:: Your objective ::
Working from the top of the listing below, retype each line through the line containing "np.arange(176.5, 194, 1.0)])", both included, with no pictures.

** BEGIN **

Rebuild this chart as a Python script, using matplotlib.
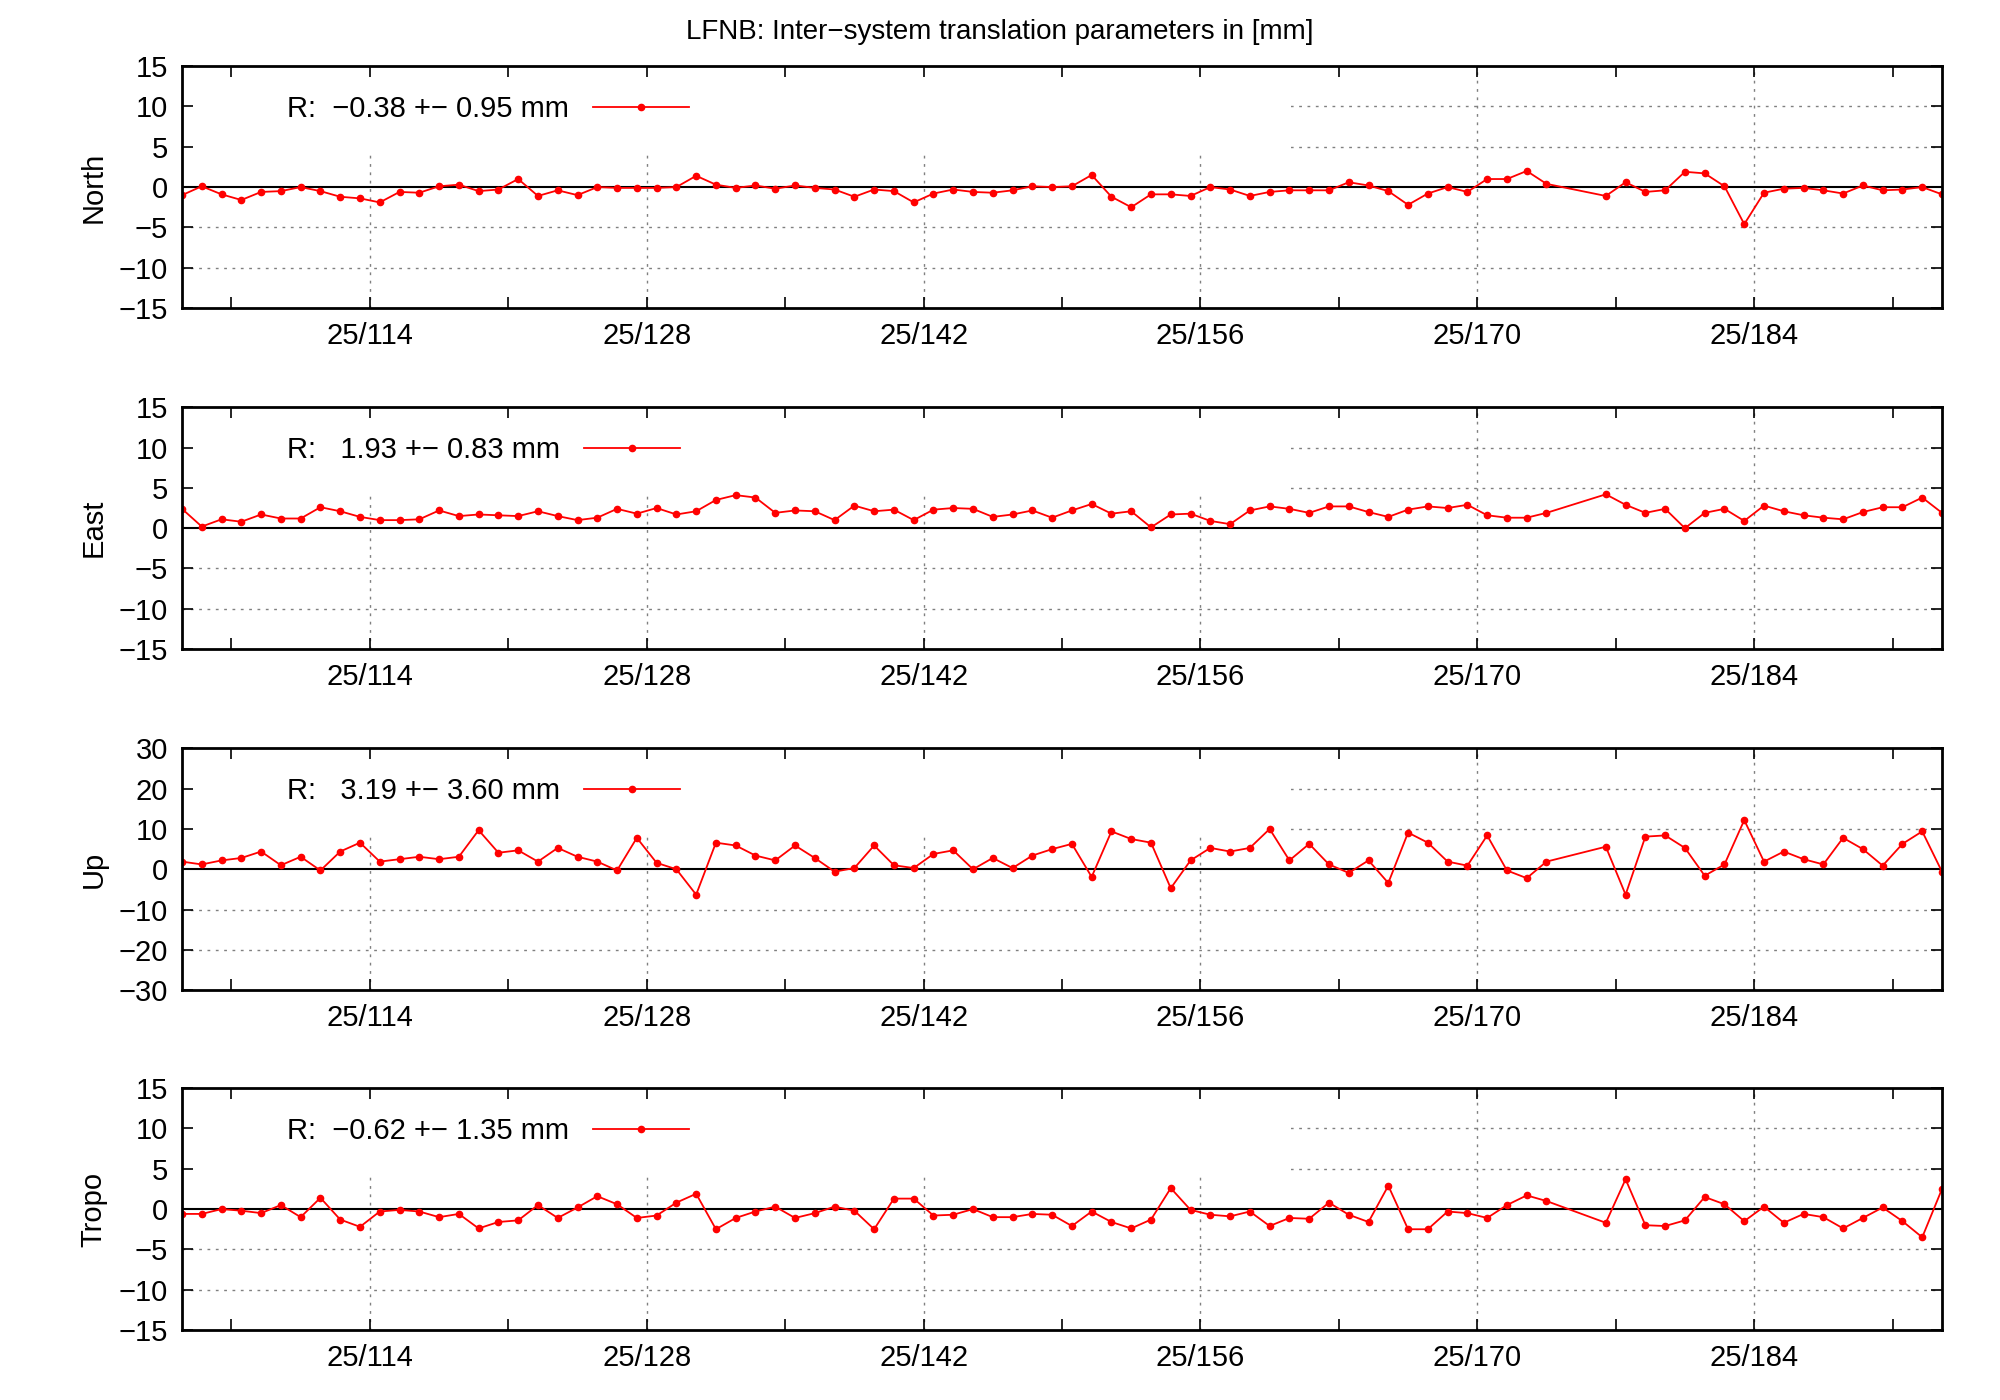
import numpy as np
import matplotlib.pyplot as plt
from matplotlib.patches import Rectangle

plt.rcParams["font.family"] = "Liberation Sans"

# day of year 2025 (noon epochs), days 174.5 and 175.5 missing
days = np.concatenate([np.arange(104.5, 174, 1.0), np.arange(176.5, 194, 1.0)])

north = [-1.0, 0.1, -0.9, -1.6, -0.6, -0.5, 0.0, -0.5, -1.2, -1.4,
         -1.9, -0.6, -0.7, 0.1, 0.3, -0.5, -0.3, 1.0, -1.1, -0.4,
         -1.0, 0.0, -0.1, -0.1, -0.1, 0.0, 1.4, 0.3, -0.1, 0.2,
         -0.2, 0.2, -0.1, -0.3, -1.2, -0.3, -0.5, -1.9, -0.8, -0.3,
         -0.6, -0.7, -0.4, 0.1, 0.0, 0.1, 1.5, -1.2, -2.5, -0.9,
         -0.9, -1.1, 0.0, -0.3, -1.1, -0.6, -0.4, -0.4, -0.4, 0.6,
         0.2, -0.5, -2.2, -0.8, 0.0, -0.6, 1.0, 1.0, 2.0, 0.4,
         -1.1, 0.6, -0.6, -0.4, 1.9, 1.7, 0.1, -4.6, -0.7, -0.2,
         -0.1, -0.4, -0.8, 0.2, -0.4, -0.3, 0.0, -0.9]
east = [2.4, 0.2, 1.1, 0.8, 1.7, 1.2, 1.2, 2.6, 2.1, 1.4,
        1.0, 1.0, 1.1, 2.2, 1.5, 1.7, 1.6, 1.5, 2.1, 1.5,
        1.0, 1.3, 2.4, 1.8, 2.5, 1.7, 2.1, 3.5, 4.1, 3.8,
        1.9, 2.2, 2.1, 1.0, 2.8, 2.1, 2.3, 1.0, 2.3, 2.5,
        2.4, 1.4, 1.7, 2.2, 1.3, 2.2, 3.0, 1.8, 2.1, 0.1,
        1.7, 1.8, 0.9, 0.5, 2.2, 2.7, 2.4, 1.9, 2.7, 2.7,
        2.0, 1.4, 2.3, 2.7, 2.5, 2.9, 1.6, 1.3, 1.3, 1.9,
        4.2, 2.9, 1.9, 2.4, 0.0, 1.9, 2.4, 0.9, 2.8, 2.1,
        1.6, 1.3, 1.1, 2.0, 2.6, 2.6, 3.8, 1.9]
up = [1.9, 1.2, 2.2, 2.8, 4.4, 1.0, 3.1, -0.3, 4.4, 6.6,
      1.9, 2.5, 3.1, 2.5, 3.1, 9.7, 4.1, 4.7, 1.9, 5.3,
      3.1, 1.9, -0.3, 7.8, 1.6, 0.0, -6.3, 6.6, 5.9, 3.4,
      2.2, 5.9, 2.8, -0.6, 0.3, 5.9, 1.0, 0.3, 3.8, 4.7,
      0.0, 2.8, 0.3, 3.4, 5.0, 6.3, -1.9, 9.4, 7.5, 6.6,
      -4.7, 2.2, 5.3, 4.4, 5.3, 10.0, 2.2, 6.3, 1.2, -0.9,
      2.2, -3.4, 9.1, 6.6, 1.9, 0.9, 8.4, -0.3, -2.2, 1.9,
      5.6, -6.3, 8.1, 8.4, 5.3, -1.6, 1.2, 12.2, 1.9, 4.4,
      2.5, 1.2, 7.8, 5.0, 0.9, 6.3, 9.4, -0.6]
tropo = [-0.6, -0.6, 0.0, -0.2, -0.5, 0.5, -1.0, 1.4, -1.3, -2.2,
         -0.3, -0.1, -0.3, -1.0, -0.6, -2.4, -1.6, -1.4, 0.5, -1.1,
         0.2, 1.6, 0.6, -1.1, -0.8, 0.8, 1.9, -2.5, -1.1, -0.3,
         0.3, -1.1, -0.5, 0.3, -0.2, -2.5, 1.3, 1.3, -0.8, -0.7,
         0.0, -1.0, -1.0, -0.6, -0.7, -2.1, -0.3, -1.6, -2.4, -1.3,
         2.6, -0.1, -0.7, -0.9, -0.3, -2.1, -1.1, -1.2, 0.8, -0.7,
         -1.6, 2.9, -2.5, -2.5, -0.3, -0.5, -1.1, 0.5, 1.7, 1.0,
         -1.7, 3.7, -2.0, -2.1, -1.4, 1.5, 0.6, -1.5, 0.3, -1.7,
         -0.6, -1.0, -2.4, -1.1, 0.2, -1.5, -3.5, 2.5]

names = ["North", "East", "Up", "Tropo"]
series = [north, east, up, tropo]
labels = ["R:  \u22120.38 +\u2212 0.95 mm", "R:   1.93 +\u2212 0.83 mm",
          "R:   3.19 +\u2212 3.60 mm", "R:  \u22120.62 +\u2212 1.35 mm"]
limits = [15, 15, 30, 15]
steps = [5, 5, 10, 5]

fig = plt.figure(figsize=(20, 14), dpi=100)
fig.text(0.5, 0.977, "LFNB: Inter\u2212system translation parameters in [mm]",
         ha="center", va="center", fontsize=20)

tops = [52, 320, 588, 855]
for k in range(4):
    bottom = 1 - (tops[k] + 190) / 1100
    ax = fig.add_axes([0.091, bottom, 0.88, 190 / 1100])
    lim, st = limits[k], steps[k]
    ax.set_xlim(days[0], days[-1])
    ax.set_ylim(-lim, lim)
    yt = np.arange(-lim, lim + 1, st)
    ax.set_yticks(yt)
    ax.set_yticklabels([str(v).replace("-", "\u2212") for v in yt])
    ax.set_xticks(np.arange(107, 194, 7))
    ax.set_xticklabels(["25/%d" % d if (d - 114) % 14 == 0 else "" for d in range(107, 194, 7)])
    ax.tick_params(direction="in", top=True, right=True, length=8, width=1.2,
                   labelsize=21, pad=10)
    for s in ax.spines.values():
        s.set_linewidth(2)
    for d in range(114, 194, 14):
        ax.axvline(d, color="0.5", ls=(0, (2, 4)), lw=1, zorder=0)
    for v in yt[1:-1]:
        if v != 0:
            ax.axhline(v, color="0.5", ls=(0, (2, 4)), lw=1, zorder=0)
    ax.axhline(0, color="black", lw=1.5, zorder=1)
    # opaque key box like gnuplot
    ax.add_patch(Rectangle((0, 0.64), 0.63, 0.36, transform=ax.transAxes,
                           facecolor="white", edgecolor="none", zorder=0.5))
    ax.plot(days, series[k], color="red", lw=1.3, marker="o", ms=4.5,
            label=labels[k], zorder=2)
    ax.set_ylabel(names[k], fontsize=21, labelpad=8)
    ax.legend(loc="upper left", bbox_to_anchor=(0.045, 0.99), frameon=False,
              markerfirst=False, fontsize=21, handlelength=3.3)

fig.savefig("out.png")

** END **

:: Answer to the problem ::
Rebuild this chart as a Python script, using matplotlib.
import numpy as np
import matplotlib.pyplot as plt
from matplotlib.patches import Rectangle

plt.rcParams["font.family"] = "Liberation Sans"

# day of year 2025 (noon epochs), days 174.5 and 175.5 missing
days = np.concatenate([np.arange(104.5, 174, 1.0), np.arange(176.5, 194, 1.0)])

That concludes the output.